## Problem:
Drop every picture. Then return, exactly, the lines from the beginning of the listing below through the one containing "import pandas as pd".

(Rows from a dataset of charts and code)
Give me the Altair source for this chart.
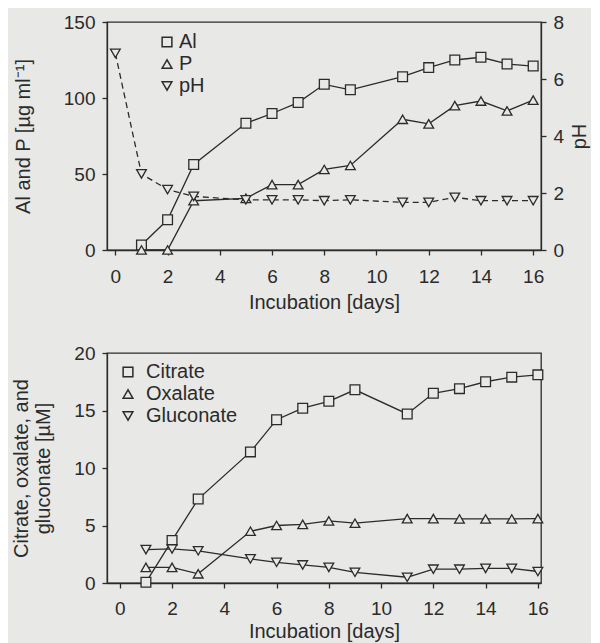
import altair as alt
import pandas as pd

# ---------------- data ----------------
days_top = [1, 2, 3, 5, 6, 7, 8, 9, 11, 12, 13, 14, 15, 16]
al_vals = [3.3, 19.9, 56.3, 83.4, 89.8, 97.0, 109.0, 105.4, 114.0, 120.0, 125.0, 126.8, 122.4, 121.0]
p_vals = [0.0, 0.0, 32.4, 34.0, 43.0, 43.0, 53.0, 55.6, 86.0, 83.0, 95.0, 98.0, 91.5, 98.6]
ph_days = [0, 1, 2, 3, 5, 6, 7, 8, 9, 11, 12, 13, 14, 15, 16]
ph_vals = [6.9, 2.67, 2.12, 1.88, 1.76, 1.76, 1.76, 1.73, 1.76, 1.67, 1.67, 1.85, 1.73, 1.73, 1.73]

days_bot = [1, 2, 3, 5, 6, 7, 8, 9, 11, 12, 13, 14, 15, 16]
citrate = [0.06, 3.7, 7.3, 11.4, 14.2, 15.2, 15.8, 16.8, 14.7, 16.5, 16.9, 17.5, 17.9, 18.1]
oxalate = [1.36, 1.36, 0.8, 4.5, 5.0, 5.1, 5.4, 5.2, 5.6, 5.6, 5.57, 5.57, 5.57, 5.6]
gluconate = [2.9, 2.96, 2.8, 2.1, 1.8, 1.57, 1.36, 0.93, 0.5, 1.2, 1.2, 1.27, 1.27, 1.0]

x_ticks = [0, 2, 4, 6, 8, 10, 12, 14, 16]

# ---------------- style ----------------
BG = "#e8e8e6"
INK = "#2b2b2b"
FONT = "Liberation Sans"
LW = 1.3
MSIZE = 95
LBL = 19
TTL = 20

top_df = pd.DataFrame({
    "day": days_top * 2,
    "value": al_vals + p_vals,
    "series": ["Al"] * len(days_top) + ["P"] * len(days_top),
})
ph_df = pd.DataFrame({"day": ph_days, "value": ph_vals, "series": ["pH"] * len(ph_days)})
bot_df = pd.DataFrame({
    "day": days_bot * 3,
    "value": citrate + oxalate + gluconate,
    "series": ["Citrate"] * len(days_bot) + ["Oxalate"] * len(days_bot) + ["Gluconate"] * len(days_bot),
})

shape_top = alt.Scale(domain=["Al", "P", "pH"], range=["square", "triangle-up", "triangle-down"])
shape_bot = alt.Scale(domain=["Citrate", "Oxalate", "Gluconate"],
                      range=["square", "triangle-up", "triangle-down"])


def legend(x, y, lo):
    return alt.Legend(
        title=None, orient="none", legendX=x, legendY=y,
        labelFont=FONT, labelFontSize=TTL, labelColor=INK, labelOffset=lo,
        symbolSize=MSIZE, rowPadding=2,
    )


def x_axis(lp, tp):
    return alt.Axis(values=x_ticks, title="Incubation [days]", labelPadding=lp,
                    titlePadding=tp, tickSize=5)


def points(base, x, y, shape):
    return base.mark_point(filled=False, color=INK, fill=BG, strokeWidth=LW,
                           size=MSIZE, opacity=1).encode(x=x, y=y, shape=shape)


# ---------------- top panel ----------------
x_top = alt.X("day:Q", scale=alt.Scale(domain=[-0.32, 16.3], nice=False, zero=False),
              axis=x_axis(12, 6))
y_left = alt.Y("value:Q", scale=alt.Scale(domain=[0, 150], nice=False),
               axis=alt.Axis(values=[0, 50, 100, 150], title="Al and P [µg ml⁻¹]",
                             titlePadding=30, orient="left"))
y_right = alt.Y("value:Q", scale=alt.Scale(domain=[0, 8], nice=False),
                axis=alt.Axis(values=[0, 2, 4, 6, 8], title="pH", orient="right",
                              titleAngle=270, titleBaseline="top", titlePadding=6))

shape_enc_top = alt.Shape("series:N", scale=shape_top, legend=legend(50, 10, 2))

base_top = alt.Chart(top_df)
lines_top = base_top.mark_line(color=INK, strokeWidth=LW).encode(x=x_top, y=y_left, detail="series:N")
pts_top = points(base_top, x_top, y_left, shape_enc_top)
left_layer = alt.layer(lines_top, pts_top)

base_ph = alt.Chart(ph_df)
line_ph = base_ph.mark_line(color=INK, strokeWidth=LW, strokeDash=[6, 4]).encode(x=x_top, y=y_right)
pts_ph = points(base_ph, x_top, y_right, shape_enc_top)
right_layer = alt.layer(line_ph, pts_ph)

top = alt.layer(left_layer, right_layer).resolve_scale(y="independent").properties(width=434, height=228)

# ---------------- bottom panel ----------------
x_bot = alt.X("day:Q", scale=alt.Scale(domain=[-0.49, 16.12], nice=False, zero=False),
              axis=x_axis(11, 3))
y_bot = alt.Y("value:Q", scale=alt.Scale(domain=[0, 20], nice=False),
              axis=alt.Axis(values=[0, 5, 10, 15, 20],
                            title=["Citrate, oxalate, and", "gluconate [µM]"],
                            titlePadding=20))
base_bot = alt.Chart(bot_df)
lines_bot = base_bot.mark_line(color=INK, strokeWidth=LW).encode(x=x_bot, y=y_bot, detail="series:N")
pts_bot = points(base_bot, x_bot, y_bot,
                 alt.Shape("series:N", scale=shape_bot, legend=legend(11, 9, 8)))
bottom = alt.layer(lines_bot, pts_bot).properties(width=434, height=230)

chart = alt.vconcat(top, bottom, spacing=30).resolve_scale(
    x="independent", y="independent", shape="independent"
).resolve_legend(shape="independent").properties(
    background=BG, padding={"left": 3, "top": 4, "right": 0, "bottom": 4}
).configure_view(
    stroke=INK, strokeWidth=LW
).configure_axis(
    grid=False, domainColor=INK, domainWidth=LW, tickColor=INK, tickWidth=LW,
    labelColor=INK, titleColor=INK, labelFont=FONT, titleFont=FONT,
    labelFontSize=LBL, titleFontSize=TTL, titleFontWeight="normal", labelPadding=7,
    tickSize=5,
)

chart.save("out.html", embed_options={"renderer": "svg", "actions": False})
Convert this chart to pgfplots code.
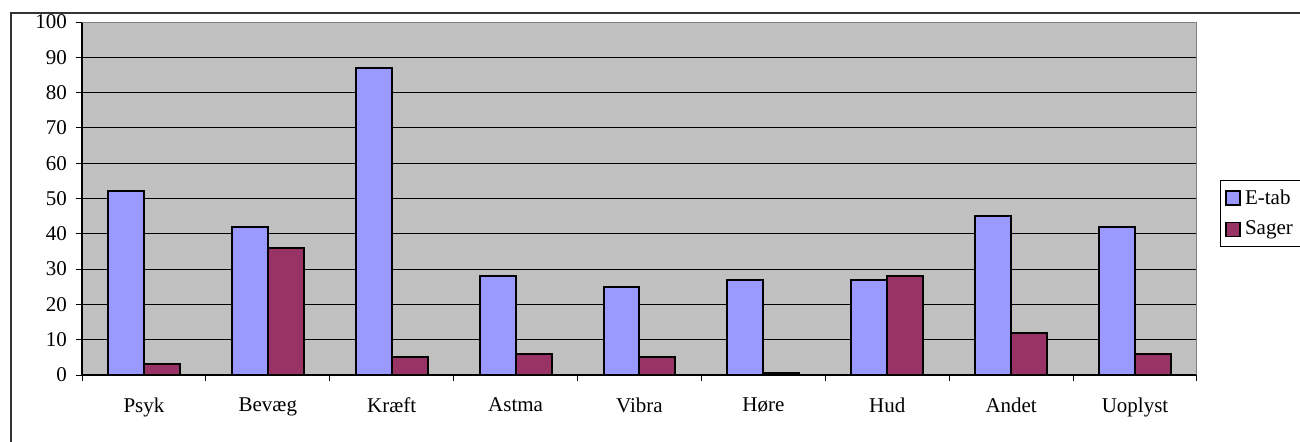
\documentclass[border=0pt]{standalone}
\usepackage{fontspec}
\setmainfont{Liberation Serif}
\usepackage{pgfplots}
\pgfplotsset{compat=1.18}
\definecolor{etab}{HTML}{9999FF}
\definecolor{sager}{HTML}{993366}
\definecolor{plotbg}{HTML}{C0C0C0}
\definecolor{pframe}{HTML}{808080}
\begin{document}
\begin{tikzpicture}
\useasboundingbox (0,0) rectangle (650pt,220.5pt);
\draw[line width=1pt, black!80] (5.25pt,-10pt) rectangle (670pt,214pt);
\begin{axis}[
  at={(41pt,33pt)}, anchor=south west,
  scale only axis, width=557.5pt, height=176.5pt,
  xmin=-0.5, xmax=8.5, ymin=0, ymax=100,
  ytick={0,10,...,100},
  xtick={-0.5,0.5,...,8.5},
  xticklabels={Psyk,Bevæg,Kræft,Astma,Vibra,Høre,Hud,Andet,Uoplyst},
  x tick label as interval,
  ybar=0pt, bar width=0.29,
  axis x line*=bottom, axis y line*=left,
  axis line style={black, line width=0.6pt},
  tick align=outside, major tick length=3pt,
  tick style={black, line width=0.5pt},
  ymajorgrids, grid style={black, line width=0.5pt},
  axis background/.style={fill=plotbg},
  /pgf/number format/assume math mode=true,
  tick label style={font=\fontsize{10.5}{12}\selectfont},
  yticklabel style={xshift=-1pt},
  xticklabel style={yshift=-5pt},
  legend style={at={(1.0206,0.5524)}, anchor=north west, draw=black, line width=0.5pt,
    font=\fontsize{10.5}{12}\selectfont, row sep=3pt, inner sep=2.5pt},
  legend cell align=left,
  legend image code/.code={\draw[#1, line width=0.8pt] (0pt,-3.5pt) rectangle (7pt,3.5pt);},
]
\addplot[draw=black, line width=1pt, fill=etab] coordinates {(0,52) (1,42) (2,87) (3,28) (4,25) (5,27) (6,27) (7,45) (8,42)};
\addplot[draw=black, line width=1pt, fill=sager] coordinates {(0,3) (1,36) (2,5) (3,6) (4,5) (5,0.5) (6,28) (7,12) (8,6)};
\legend{E-tab, Sager}
\draw[pframe, line width=1pt] (rel axis cs:0,1) -- (rel axis cs:1,1) -- (rel axis cs:1,0);
\end{axis}
\end{tikzpicture}
\end{document}
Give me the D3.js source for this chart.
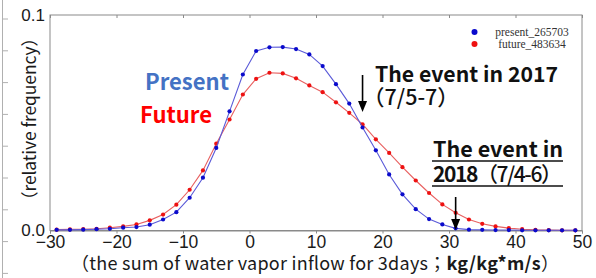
<!DOCTYPE html>
<html>
<head>
<meta charset="utf-8">
<script src="https://cdn.jsdelivr.net/npm/d3@7"></script>
<style>
  html, body { margin: 0; padding: 0; background: #fff; }
  svg { display: block; }
</style>
</head>
<body>
<svg id="chart" width="596" height="278"></svg>
<script>
// ---- data ----
const xValues = [-29, -27, -25, -23, -21, -19, -17, -15, -13, -11, -9, -7, -5, -3, -1, 1, 3, 5, 7, 9,
                 11, 13, 15, 17, 19, 21, 23, 25, 27, 29, 31, 33, 35, 37, 39, 41, 43, 45, 47, 49];
const presentValues = [0.0003, 0.0003, 0.0004, 0.0006, 0.0008, 0.0013, 0.0016, 0.0027, 0.0051, 0.0085,
                       0.0152, 0.0245, 0.0383, 0.0553, 0.0724, 0.0833, 0.0850, 0.0851, 0.0842, 0.0817,
                       0.0763, 0.0679, 0.0589, 0.0478, 0.0372, 0.0260, 0.0168, 0.0099, 0.0053, 0.0028,
                       0.0010, 0.0004, 0.0003, 0.0002, 0.0002, 0.0001, 0.0001, 0.0001, 0.0001, 0.0001];
const futureValues = [0.0004, 0.0005, 0.0006, 0.0008, 0.0013, 0.0019, 0.0028, 0.0047, 0.0074, 0.0120,
                      0.0189, 0.0279, 0.0403, 0.0515, 0.0631, 0.0704, 0.0732, 0.0729, 0.0706, 0.0673,
                      0.0642, 0.0595, 0.0546, 0.0493, 0.0423, 0.0360, 0.0294, 0.0232, 0.0174, 0.0121,
                      0.0082, 0.0051, 0.0031, 0.0019, 0.0011, 0.0006, 0.0003, 0.0002, 0.0001, 0.0001];
const seriesNames = ["present_265703", "future_483634"];
const xTicks = [-30, -20, -10, 0, 10, 20, 30, 40, 50];
const yTicks = [0.0, 0.1];
const eventValues = [17, 31];

// ---- layout ----
const svg = d3.select("#chart");
const x = d3.scaleLinear().domain([-30, 50]).range([50, 582]);
const y = d3.scaleLinear().domain([0, 0.1]).range([230.5, 15]);
const axisColor = "#8a8a8a";
const blueDot = "#0a0acc", blueLine = "#5a5ad8";
const redDot = "#ee1111", redLine = "#e86060";

// outer decorative left ruler
svg.append("line").attr("x1", 2.5).attr("x2", 2.5).attr("y1", 0).attr("y2", 278)
  .attr("stroke", "#b0b0b0").attr("stroke-width", 1);
d3.range(9).forEach(i => {
  const yy = 19 + i * 31.8;
  svg.append("line").attr("x1", 2.5).attr("x2", 8).attr("y1", yy).attr("y2", yy)
    .attr("stroke", "#b0b0b0").attr("stroke-width", 1);
});

// frame
const g = svg.append("g");
g.append("rect").attr("x", x(-30)).attr("y", y(0.1))
  .attr("width", x(50) - x(-30)).attr("height", y(0) - y(0.1))
  .attr("fill", "none").attr("stroke", axisColor).attr("stroke-width", 1);

// bottom axis
const xAxis = d3.axisBottom(x).tickValues(xTicks).tickSize(3)
  .tickFormat(d => d < 0 ? "\u2212" + Math.abs(d) : d);
const xa = g.append("g").attr("transform", `translate(0,${y(0)})`).call(xAxis);
xa.select(".domain").attr("stroke", axisColor);
xa.selectAll(".tick line").attr("stroke", axisColor);
xa.selectAll(".tick text").attr("fill", "#1a1a1a").attr("font-size", 17.5)
  .attr("font-family", "'Liberation Sans', Arial, sans-serif").attr("y", 5).attr("dy", "0.71em");

// top axis ticks (inward)
const xTop = d3.axisTop(x).tickValues(xTicks).tickSize(-3).tickFormat("");
const xt = g.append("g").attr("transform", `translate(0,${y(0.1)})`).call(xTop);
xt.select(".domain").remove();
xt.selectAll(".tick line").attr("stroke", axisColor);

// left axis labels
const yAxis = d3.axisLeft(y).tickValues(yTicks).tickSize(0).tickPadding(5)
  .tickFormat(d3.format(".1f"));
const ya = g.append("g").attr("transform", `translate(${x(-30)},0)`).call(yAxis);
ya.select(".domain").remove();
ya.selectAll(".tick text").attr("fill", "#1a1a1a").attr("font-size", 17)
  .attr("font-family", "'Liberation Sans', Arial, sans-serif");

// lines & points
const line = d3.line().x((d, i) => x(xValues[i])).y(d => y(d)).curve(d3.curveLinear);
[[futureValues, redLine, redDot], [presentValues, blueLine, blueDot]].forEach(([vals, lc, dc]) => {
  g.append("path").datum(vals).attr("d", line).attr("fill", "none")
    .attr("stroke", lc).attr("stroke-width", 1.1);
  g.selectAll(null).data(vals).enter().append("circle")
    .attr("cx", (d, i) => x(xValues[i])).attr("cy", d => y(d)).attr("r", 2.1).attr("fill", dc);
});

// legend
const legend = svg.append("g");
[[seriesNames[0], blueDot, 36], [seriesNames[1], redDot, 48]].forEach(([name, c, by]) => {
  legend.append("circle").attr("cx", 474.5).attr("cy", by - 4).attr("r", 3).attr("fill", c);
  legend.append("text").attr("x", 532).attr("y", by).attr("text-anchor", "middle")
    .attr("font-family", "'Liberation Serif', 'Times New Roman', serif").attr("font-size", 11.5)
    .attr("fill", "#333").text(name);
});

// axis titles
const cjk = "'Noto Sans CJK JP', 'Noto Sans', sans-serif";
const xt2 = svg.append("text").attr("x", 71).attr("y", 270)
  .attr("font-family", cjk).attr("font-size", 18).attr("fill", "#1a1a1a")
  .attr("textLength", 488).attr("lengthAdjust", "spacing");
xt2.append("tspan").text("（the sum of water vapor inflow for 3days；");
xt2.append("tspan").attr("font-weight", "bold").text("kg/kg*m/s");
xt2.append("tspan").text("）");

svg.append("text").attr("transform", "translate(36,209) rotate(-90)")
  .attr("font-family", cjk).attr("font-size", 17.5).attr("fill", "#1a1a1a")
  .attr("textLength", 180).attr("lengthAdjust", "spacing")
  .text("（relative frequency）");

// series labels
svg.append("text").attr("x", 145).attr("y", 90).attr("font-family", cjk)
  .attr("font-weight", "bold").attr("font-size", 22).attr("fill", "#4472C4")
  .attr("textLength", 84).attr("lengthAdjust", "spacingAndGlyphs").text("Present");
svg.append("text").attr("x", 140).attr("y", 123).attr("font-family", cjk)
  .attr("font-weight", "bold").attr("font-size", 22).attr("fill", "#FF0000")
  .attr("textLength", 72).attr("lengthAdjust", "spacingAndGlyphs").text("Future");

// annotations
svg.append("text").attr("x", 375).attr("y", 82).attr("font-family", cjk)
  .attr("font-weight", "bold").attr("font-size", 21).attr("fill", "#111")
  .attr("textLength", 183).attr("lengthAdjust", "spacingAndGlyphs").text("The event in 2017");
svg.append("text").attr("x", 363).attr("y", 105).attr("font-family", cjk)
  .attr("font-weight", 500).attr("font-size", 21.5).attr("fill", "#111").text("（7/5-7）");

svg.append("text").attr("x", 433).attr("y", 157).attr("font-family", cjk)
  .attr("font-weight", "bold").attr("font-size", 21).attr("fill", "#111")
  .attr("textLength", 130).attr("lengthAdjust", "spacingAndGlyphs").text("The event in");
const t18 = svg.append("text").attr("x", 433).attr("y", 182).attr("font-family", cjk)
  .attr("font-size", 21).attr("fill", "#111")
  .attr("textLength", 129).attr("lengthAdjust", "spacing");
t18.append("tspan").attr("font-weight", "bold").text("2018");
t18.append("tspan").attr("font-weight", 500).text("（7/4-6）");
[161, 186].forEach(yy => {
  svg.append("line").attr("x1", 432).attr("x2", 563).attr("y1", yy).attr("y2", yy)
    .attr("stroke", "#111").attr("stroke-width", 1.5);
});

// arrows
const arrowSpecs = [[eventValues[0], 75, 112], [eventValues[1], 197, 230]];
arrowSpecs.forEach(([v, y1, y2]) => {
  const ax = x(v);
  svg.append("line").attr("x1", ax).attr("x2", ax).attr("y1", y1).attr("y2", y2 - 8)
    .attr("stroke", "#000").attr("stroke-width", 1.6);
  svg.append("path").attr("d", `M${ax - 4.5},${y2 - 11} L${ax + 4.5},${y2 - 11} L${ax},${y2} Z`)
    .attr("fill", "#000");
});
</script>
</body>
</html>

## Problem solution:
Give me the Altair source for this chart.
import altair as alt
import pandas as pd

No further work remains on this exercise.